Giersch meldete sich in den Achtziger- und Neunzigerjahren unter anderem auch in der WirtschaftsWoche mit zahlreichen wissenschaftlichen Beiträgen und Analysten zu Wort. Seine Themen waren die Globalisierung, Währungsfragen, der soziale Zusammenhalt der Gesellschaft und Bildung. Sein letztes ausführliches Interview führte er Ende 2003 mit der Wirtschaftswoche - es trug den Titel "Keine Zeit zum Jammern". Darin widmete sich der Altmeister der deutschen Ökonomenzunft den historischen Ursachen deutscher Standortprobleme, der Rolle der Lohnpolitik und dem Zukunftspotenzial unseres Landes. Themen also von ungebrochener Aktualität.

Als Präsident des IfW machte er das Kieler Institut zu einer international führenden Institution im Bereich der weltwirtschaftlichen Forschung, Politikberatung und Ausbildung. Sein Rat wurde im eigenen Land und im Ausland beachtet und gesucht. Zu seinem großen Bekanntheitsgrad trug auch seine Mitgliedschaft im Sachverständigenrat zur Begutachtung der gesamtwirtschaftlichen Entwicklung bei, dessen Gründungsmitglied Giersch war und dessen wirtschaftspolitische Ausrichtung er bis zu seinem Ausscheiden im Jahr 1970 maßgeblich prägte.

Auch in zahlreichen anderen wirtschaftspolitischen Gremien war Giersch aktiv. Das hohe Ansehen von Herbert Giersch schlug sich in einer Vielzahl von Ehrungen und Auszeichnungen nieder, darunter drei Ehrendoktortitel, das Bundesverdienstkreuz mit Stern und Schulterband, die Mitgliedschaft im Orden Pour le Mérite, der Ludwig-Erhard-Preis und der Wissenschaftspreis der Landeshauptstadt Kiel.

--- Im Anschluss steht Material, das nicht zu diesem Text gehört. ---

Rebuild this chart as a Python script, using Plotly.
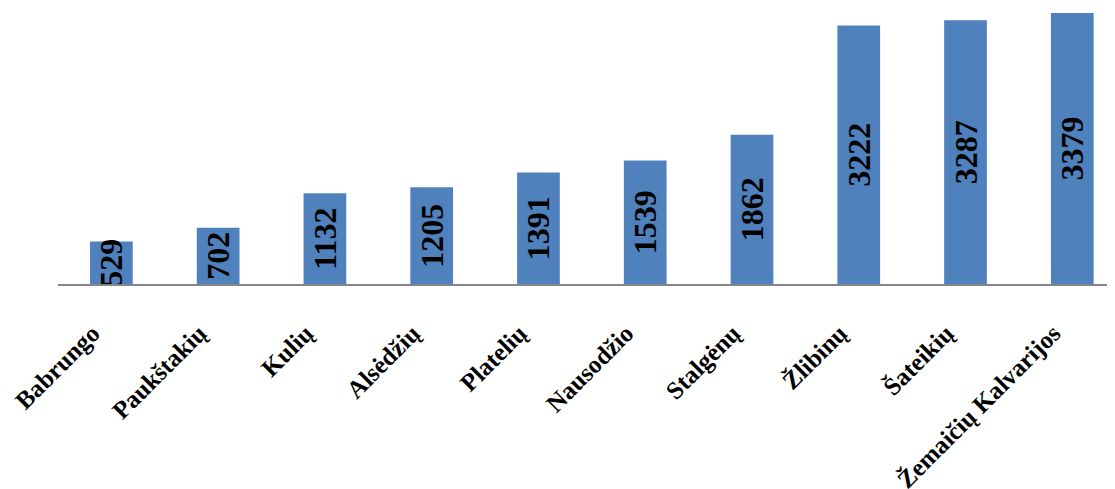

Herbert Giersch war eine starke Persönlichkeit, die weltwirtschaftliche Umbrüche frühzeitig erkannte und die Forschung des Instituts für Weltwirtschaft daran ausrichtete. Giersch sprach häufig von der Bringschuld, die die Wissenschaft der Öffentlichkeit gegenüber habe. Entsprechend ist sein Name verknüpft mit einer Vielzahl von wirtschaftspolitischen Reformvorschlägen. Dabei scheute sich Giersch auch nicht, Vorschläge zu machen, die für die jeweiligen Regierungen unbequem waren. Beispiele hierfür sind seine Plädoyers für flexible Wechselkurse, für einen aktiven Strukturwandel der deutschen Wirtschaft oder für Reformen zur Überwindung der von ihm so benannten „ Eurosklerose“.

Zu seinem 85. Geburtstag erschien eine Aufsatzsammlung, die die zentralen Gedanken des wohl einflussreichsten deutschen Nachkriegs-Ökonomen auf 380 Seiten zusammenfasst. "Die offene Gesellschaft und ihre Wirtschaft" ist eine Art Best-of-Album des großen Vordenkers der deutschen Wirtschaftspolitik. Die Aufsätze, Vorlesungen, Kolumnen und Interviews aus fünf Jahrzehnten kreisen um Arbeitslosigkeit, Inflation, Wachstum und Globalisierung.